Assodato che l’esposizione funziona, appare lecito domandarsi se esistono modi per aumentarne l’efficacia. A tal proposito Toso descrive sia metodi “chimici” che “fisici” utilizzati in combinazione con l’esposizione e ne discute l’efficacia alla luce di quanto presente in letteratura. Per quanto riguarda l’esposizione combinata con il trattamento farmacologico (ansiolitici o antidepressivi) la maggior parte degli studi sembrano sostenere che la combinazione porti per lo più vantaggi modesti se non, addirittura, negativi. Molto interessanti invece gli studi condotti su sostanze “cognitive enhancers” (es. L-dopa e D-cicloserina) che sembrano essere in grado di potenziare l’effetto dell’esposizione agendo sui meccanismi di apprendimento e memorizzazione. Tra i metodi fisici risultano invece di particolare interesse la possibilità di utilizzare il sonno per manipolare il fenomeno dell’estinzione, il verbalizzare ed esplicitare le proprie emozioni durante l’esposizione per ridurre le emozioni negative, e l’uso della realtà virtuale e del biofeedback.

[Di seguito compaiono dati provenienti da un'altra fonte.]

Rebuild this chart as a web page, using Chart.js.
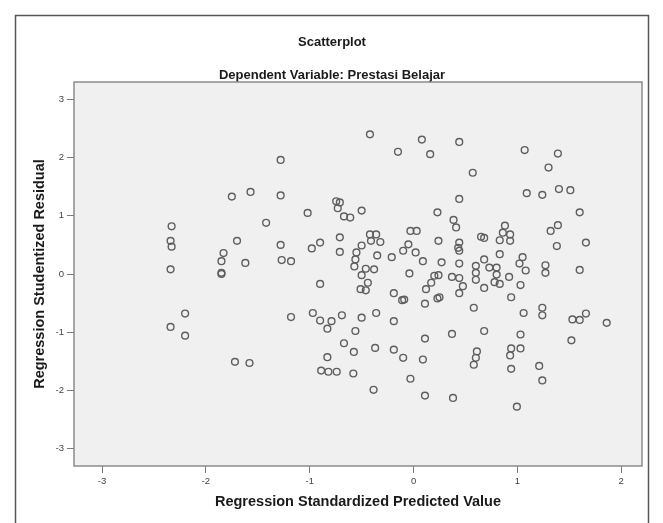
<!DOCTYPE html>
<html>
<head>
<meta charset="utf-8">
<script src="https://cdn.jsdelivr.net/npm/chart.js@4.4.0/dist/chart.umd.min.js"></script>
<style>
  html, body { margin: 0; padding: 0; background: #ffffff; }
  #wrap { width: 663px; height: 523px; position: relative; }
  canvas { display: block; }
</style>
</head>
<body>
<div id="wrap"><canvas id="c" width="663" height="523"></canvas></div>
<script>
const chartTitle = "Scatterplot";
const chartSubtitle = "Dependent Variable: Prestasi Belajar";
const xAxisTitle = "Regression Standardized Predicted Value";
const yAxisTitle = "Regression Studentized Residual";

const xTicks = [-3, -2, -1, 0, 1, 2];
const yTicks = [-3, -2, -1, 0, 1, 2, 3];

const predictedValues = [
  -1.75, -1.57, -2.33, -2.34, -2.33, -2.34, -1.83, -1.85, -1.70, -1.62,
  -1.85, -1.85, -2.20, -2.34, -2.20, -1.72, -1.58,
  -0.42, 0.08, -0.15, 0.16, -1.28, -1.28, -0.745, -0.71, -0.73, -0.67,
  -0.61, -0.50, -1.02, -1.42, 0.23, -0.71, -0.42, -0.36, -0.41, -0.32,
  -0.50, -0.55, -0.71, -0.90, -0.98, -1.28, -1.27, -1.18, -0.03, 0.03,
  -0.05, -0.10, 0.02, 0.09, 0.24, 0.27, -0.21, -0.35, -0.56, -0.57,
  -0.46, -0.38, -0.50, -0.04, 0.24, -0.90, -0.44,
  0.44, 1.07, 1.39, 1.30, 0.57, 0.44, 1.09, 1.24, 1.40, 1.51,
  1.60, 0.385, 0.41, 0.88, 0.86, 0.93, 0.83, 0.93, 0.65, 0.68,
  1.39, 1.32, 1.66, 1.38, 0.44, 0.43, 0.44, 0.83, 1.05, 1.02,
  1.08, 1.27, 1.27, 1.60, 0.44, 0.60, 0.68, 0.73, 0.80, 0.80,
  0.60, 0.92, 0.37, 0.44, 0.20, 0.17, 0.60, 0.78, 0.83, 0.475,
  0.44, 0.68, 1.03, 0.25, 0.23, 0.58, 0.94, 1.06, 1.24, 1.24,
  1.53, 1.60, 1.66, 1.86, 1.52, 0.37, 0.68, 1.03, 0.61, 0.60,
  0.58, 0.94, 1.03, 0.93, 0.94, 1.21, 1.24, 0.38, 0.995,
  -0.51, -0.46, -0.19, -0.11, -0.09, 0.12, 0.11, -1.18, -0.97, -0.90,
  -0.79, -0.83, -0.69, -0.50, -0.36, -0.19, -0.56, -0.67, -0.575, -0.37,
  -0.19, -0.10, 0.09, 0.11, -0.03, 0.11, -0.385, -0.83, -0.89, -0.82,
  -0.74, -0.58
];

const studentizedResiduals = [
  1.33, 1.41, 0.82, 0.57, 0.47, 0.08, 0.36, 0.22, 0.57, 0.19,
  0.00, 0.02, -0.68, -0.91, -1.06, -1.51, -1.53,
  2.40, 2.31, 2.10, 2.06, 1.96, 1.35, 1.25, 1.23, 1.13, 0.99,
  0.97, 1.09, 1.05, 0.88, 1.06, 0.63, 0.68, 0.68, 0.57, 0.55,
  0.49, 0.37, 0.38, 0.54, 0.44, 0.50, 0.24, 0.22, 0.74, 0.74,
  0.51, 0.40, 0.37, 0.22, 0.57, 0.20, 0.29, 0.32, 0.25, 0.13,
  0.09, 0.08, -0.02, 0.01, -0.02, -0.17, -0.15,
  2.27, 2.13, 2.07, 1.83, 1.74, 1.29, 1.39, 1.36, 1.46, 1.44,
  1.06, 0.93, 0.80, 0.83, 0.71, 0.68, 0.58, 0.57, 0.64, 0.62,
  0.84, 0.74, 0.54, 0.48, 0.54, 0.45, 0.40, 0.34, 0.29, 0.18,
  0.06, 0.15, 0.02, 0.07, 0.18, 0.14, 0.25, 0.11, 0.11, -0.01,
  0.02, -0.05, -0.05, -0.07, -0.03, -0.15, -0.10, -0.14, -0.17, -0.21,
  -0.33, -0.24, -0.19, -0.40, -0.42, -0.58, -0.40, -0.67, -0.58, -0.71,
  -0.78, -0.79, -0.68, -0.84, -1.14, -1.03, -0.98, -1.04, -1.33, -1.44,
  -1.56, -1.28, -1.28, -1.40, -1.63, -1.58, -1.83, -2.13, -2.28,
  -0.26, -0.28, -0.33, -0.45, -0.44, -0.26, -0.51, -0.74, -0.67, -0.80,
  -0.81, -0.94, -0.71, -0.75, -0.67, -0.81, -0.98, -1.19, -1.34, -1.27,
  -1.30, -1.44, -1.47, -1.11, -1.80, -2.09, -1.99, -1.43, -1.66, -1.68,
  -1.68, -1.71
];

const points = predictedValues.map((x, i) => ({ x: x, y: studentizedResiduals[i] }));

const FONT = "'Liberation Sans', Arial, 'DejaVu Sans', sans-serif";

const framePlugin = {
  id: 'framePlugin',
  beforeDraw(chart) {
    const ctx = chart.ctx;
    ctx.save();
    ctx.fillStyle = '#ffffff';
    ctx.fillRect(0, 0, chart.width, chart.height);
    ctx.strokeStyle = '#555555';
    ctx.lineWidth = 1.5;
    ctx.strokeRect(15.5, 15.5, 633, 520);
    ctx.fillStyle = '#1a1a1a';
    ctx.textAlign = 'center';
    ctx.textBaseline = 'middle';
    ctx.font = 'bold 13px ' + FONT;
    ctx.fillText(chartTitle, 332, 42);
    ctx.fillText(chartSubtitle, 332, 75);
    const a = chart.chartArea;
    ctx.fillStyle = '#f0f0f0';
    ctx.fillRect(a.left, a.top, a.right - a.left, a.bottom - a.top);
    ctx.restore();
  },
  beforeDatasetsDraw(chart) {
    const ctx = chart.ctx;
    const a = chart.chartArea;
    ctx.save();
    ctx.strokeStyle = '#8c8c8c';
    ctx.lineWidth = 1.5;
    ctx.strokeRect(a.left, a.top, a.right - a.left, a.bottom - a.top);
    ctx.restore();
  }
};

new Chart(document.getElementById('c'), {
  type: 'scatter',
  data: {
    datasets: [{
      data: points,
      pointStyle: 'circle',
      pointRadius: 3.4,
      pointHoverRadius: 3.4,
      pointBorderWidth: 1.4,
      pointBorderColor: '#5e5e5e',
      pointBackgroundColor: 'rgba(0,0,0,0)',
      showLine: false
    }]
  },
  options: {
    responsive: false,
    devicePixelRatio: 1,
    animation: false,
    events: [],
    layout: { padding: { left: 15, top: 82, right: 21, bottom: 0 } },
    plugins: {
      legend: { display: false },
      title: { display: false },
      tooltip: { enabled: false }
    },
    scales: {
      x: {
        type: 'linear',
        min: -3.27,
        max: 2.2,
        afterFit(scale) { scale.height = 57; },
        afterBuildTicks(scale) { scale.ticks = xTicks.map(v => ({ value: v })); },
        grid: { drawOnChartArea: false, drawTicks: true, tickLength: 7, color: '#7a7a7a', lineWidth: 1 },
        border: { display: false },
        ticks: { color: '#444444', font: { size: 9.5, family: FONT }, padding: 3, maxRotation: 0, autoSkip: false, includeBounds: false },
        title: { display: true, text: xAxisTitle, color: '#1a1a1a', font: { size: 14.5, weight: 'bold', family: FONT }, padding: { top: 0, bottom: 12 } }
      },
      y: {
        type: 'linear',
        min: -3.3,
        max: 3.3,
        afterFit(scale) { scale.width = 59; },
        afterBuildTicks(scale) { scale.ticks = yTicks.map(v => ({ value: v })); },
        grid: { drawOnChartArea: false, drawTicks: true, tickLength: 7, color: '#7a7a7a', lineWidth: 1 },
        border: { display: false },
        ticks: { color: '#444444', font: { size: 9.5, family: FONT }, padding: 3, includeBounds: false },
        title: { display: true, text: yAxisTitle, color: '#1a1a1a', font: { size: 14.5, weight: 'bold', family: FONT }, padding: { top: 16, bottom: 0 } }
      }
    }
  },
  plugins: [framePlugin]
});
</script>
</body>
</html>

Toso non dimentica infine di dedicare un capitolo al ruolo giocato dalla consapevolezza sia durante l’esposizione che durante l’evitamento, recuperando i contributi della Terapia Metacognitiva di Wells (esposizione metacognitiva e rifocalizzazione attentiva) e della Mindfulness.

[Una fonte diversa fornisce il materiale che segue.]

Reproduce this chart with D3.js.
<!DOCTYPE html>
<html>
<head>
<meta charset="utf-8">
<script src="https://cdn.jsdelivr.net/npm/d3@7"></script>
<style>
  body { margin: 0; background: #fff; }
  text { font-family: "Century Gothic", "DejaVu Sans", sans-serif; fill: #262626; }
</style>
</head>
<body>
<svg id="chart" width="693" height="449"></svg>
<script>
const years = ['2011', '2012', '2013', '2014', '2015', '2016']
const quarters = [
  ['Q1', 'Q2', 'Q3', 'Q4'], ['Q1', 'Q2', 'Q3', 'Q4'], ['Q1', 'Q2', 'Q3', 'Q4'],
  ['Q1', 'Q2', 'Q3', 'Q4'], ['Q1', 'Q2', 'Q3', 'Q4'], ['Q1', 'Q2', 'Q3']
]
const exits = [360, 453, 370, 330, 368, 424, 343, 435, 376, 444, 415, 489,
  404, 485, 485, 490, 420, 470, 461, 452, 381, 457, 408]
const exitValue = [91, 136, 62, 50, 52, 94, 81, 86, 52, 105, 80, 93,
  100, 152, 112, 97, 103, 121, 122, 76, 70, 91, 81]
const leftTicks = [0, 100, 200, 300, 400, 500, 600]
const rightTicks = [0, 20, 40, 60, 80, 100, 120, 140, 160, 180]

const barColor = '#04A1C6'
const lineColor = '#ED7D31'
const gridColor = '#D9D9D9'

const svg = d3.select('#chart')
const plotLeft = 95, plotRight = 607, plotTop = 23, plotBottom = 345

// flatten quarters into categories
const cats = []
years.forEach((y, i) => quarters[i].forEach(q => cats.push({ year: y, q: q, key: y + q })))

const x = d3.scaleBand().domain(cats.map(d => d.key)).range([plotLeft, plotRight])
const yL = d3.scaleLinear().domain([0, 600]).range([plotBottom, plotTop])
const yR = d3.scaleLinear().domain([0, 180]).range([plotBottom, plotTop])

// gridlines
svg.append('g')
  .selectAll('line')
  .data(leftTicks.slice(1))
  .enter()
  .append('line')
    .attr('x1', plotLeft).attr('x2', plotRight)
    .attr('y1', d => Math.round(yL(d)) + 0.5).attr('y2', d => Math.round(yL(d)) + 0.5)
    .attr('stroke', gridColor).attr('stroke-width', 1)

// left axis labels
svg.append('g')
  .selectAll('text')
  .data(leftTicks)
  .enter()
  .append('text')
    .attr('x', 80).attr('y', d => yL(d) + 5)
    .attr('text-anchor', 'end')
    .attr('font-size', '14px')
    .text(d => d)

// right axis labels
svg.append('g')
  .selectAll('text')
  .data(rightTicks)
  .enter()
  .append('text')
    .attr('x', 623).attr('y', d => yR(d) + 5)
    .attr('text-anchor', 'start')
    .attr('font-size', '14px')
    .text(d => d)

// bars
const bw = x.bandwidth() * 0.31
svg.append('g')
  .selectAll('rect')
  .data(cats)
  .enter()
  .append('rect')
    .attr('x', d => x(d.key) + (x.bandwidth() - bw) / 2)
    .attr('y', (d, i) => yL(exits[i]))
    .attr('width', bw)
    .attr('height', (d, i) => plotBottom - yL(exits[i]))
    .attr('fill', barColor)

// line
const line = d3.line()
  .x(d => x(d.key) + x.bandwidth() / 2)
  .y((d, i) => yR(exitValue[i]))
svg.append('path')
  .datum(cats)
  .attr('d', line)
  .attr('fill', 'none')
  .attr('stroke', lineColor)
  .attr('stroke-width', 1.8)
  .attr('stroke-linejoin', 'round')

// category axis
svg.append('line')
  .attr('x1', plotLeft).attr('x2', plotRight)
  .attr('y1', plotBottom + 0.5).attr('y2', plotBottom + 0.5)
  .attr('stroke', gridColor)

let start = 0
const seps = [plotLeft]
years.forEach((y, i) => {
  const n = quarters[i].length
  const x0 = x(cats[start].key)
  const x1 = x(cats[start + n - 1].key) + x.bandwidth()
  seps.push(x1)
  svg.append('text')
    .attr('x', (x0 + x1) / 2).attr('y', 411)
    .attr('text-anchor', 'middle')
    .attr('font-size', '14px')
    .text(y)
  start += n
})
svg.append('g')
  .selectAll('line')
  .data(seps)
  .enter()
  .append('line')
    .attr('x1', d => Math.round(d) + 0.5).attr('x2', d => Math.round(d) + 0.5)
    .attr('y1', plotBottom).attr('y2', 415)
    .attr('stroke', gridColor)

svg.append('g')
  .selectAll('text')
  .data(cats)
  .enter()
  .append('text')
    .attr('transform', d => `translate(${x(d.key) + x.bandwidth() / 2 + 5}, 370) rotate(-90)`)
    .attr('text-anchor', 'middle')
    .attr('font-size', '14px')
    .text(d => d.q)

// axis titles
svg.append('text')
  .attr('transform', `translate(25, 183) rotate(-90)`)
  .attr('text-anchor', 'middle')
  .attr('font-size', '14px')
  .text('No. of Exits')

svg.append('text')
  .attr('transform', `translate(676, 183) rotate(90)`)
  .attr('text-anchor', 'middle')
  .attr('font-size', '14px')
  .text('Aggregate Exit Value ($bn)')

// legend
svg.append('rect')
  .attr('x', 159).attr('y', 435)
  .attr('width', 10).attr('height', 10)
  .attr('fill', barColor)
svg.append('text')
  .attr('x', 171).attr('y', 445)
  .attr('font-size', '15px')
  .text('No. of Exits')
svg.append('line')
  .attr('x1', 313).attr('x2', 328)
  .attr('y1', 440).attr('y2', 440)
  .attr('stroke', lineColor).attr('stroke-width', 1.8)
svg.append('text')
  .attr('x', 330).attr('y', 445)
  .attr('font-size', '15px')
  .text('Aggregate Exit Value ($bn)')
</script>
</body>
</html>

Il testo si conclude con un tentativo, che l’autore stesso definisce forse una scelta azzardata, di fornire una propria personale concettualizzazione dell’esposizione. La teoria presentata considera l’evitamento e l’esposizione fenomeni psicologici al servizio dello scopo di “ricerca del piacere”. L’uomo, secondo Toso, per natura sarebbe infatti guidato dalla ricerca di gratificazione e non dall’istinto di sopravvivenza. Pertanto di fronte a stimoli minacciosi metterebbe in atto comportamenti di evitamento non allo scopo di sopravvivere, bensì con il fine di provare piacere evitando la sofferenza dovuta allo stimolo temuto; rimanendo però in questo modo bloccato in circoli viziosi paradossalmente gratificanti (perché riducono la sofferenza), ma che ne limitano l’esplorazione e la funzionalità. In quest’ottica, l’esposizione ripristinerebbe il funzionamento adattivo dell’individuo dando vita a nuove fonti di piacere, raggiungibili mediante comportamenti espositivi in grado di sviluppare circoli virtuosi.

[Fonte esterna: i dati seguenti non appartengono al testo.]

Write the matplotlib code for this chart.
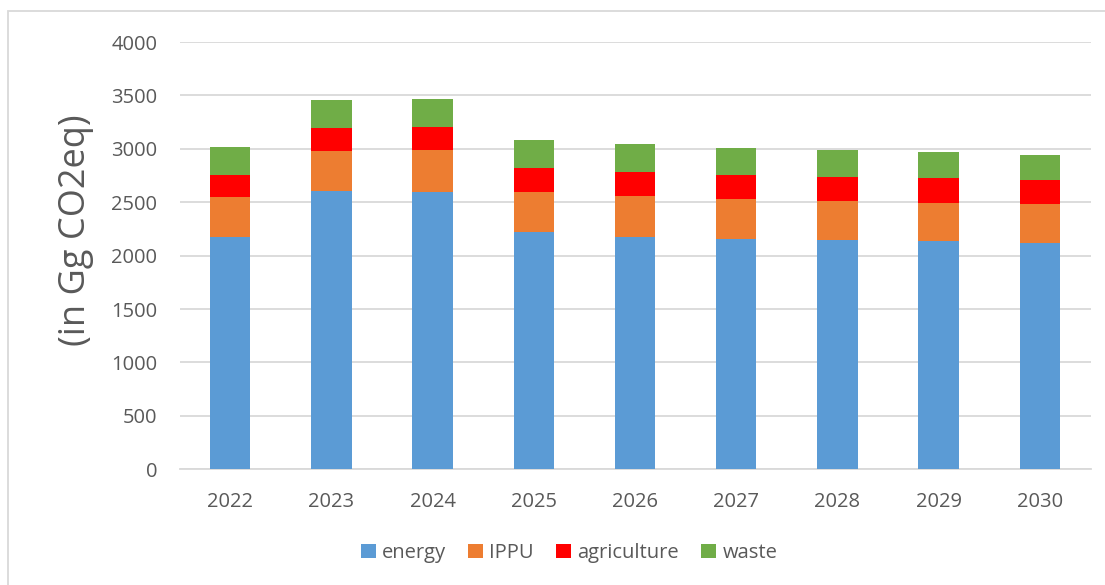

Una teoria ambiziosa, che non mancherà di stimolare nel lettore riflessioni in merito.
Ciò che è certo è che Toso ci regala un testo che rende più consapevoli noi terapeuti della potenza, delle potenzialità e dei limiti dell’esposizione in modo da utilizzarla in terapia con la massima cognizione di causa, e offre ai pazienti a cui proponiamo di affrontare gli stimoli temuti la possibilità di comprendere e apprezzare una tecnica non banale né scontata, ma tanto potente da poter far sì che addirittura un aracnofobico possa arrivare a coccolarsi una pelossissima tarantola.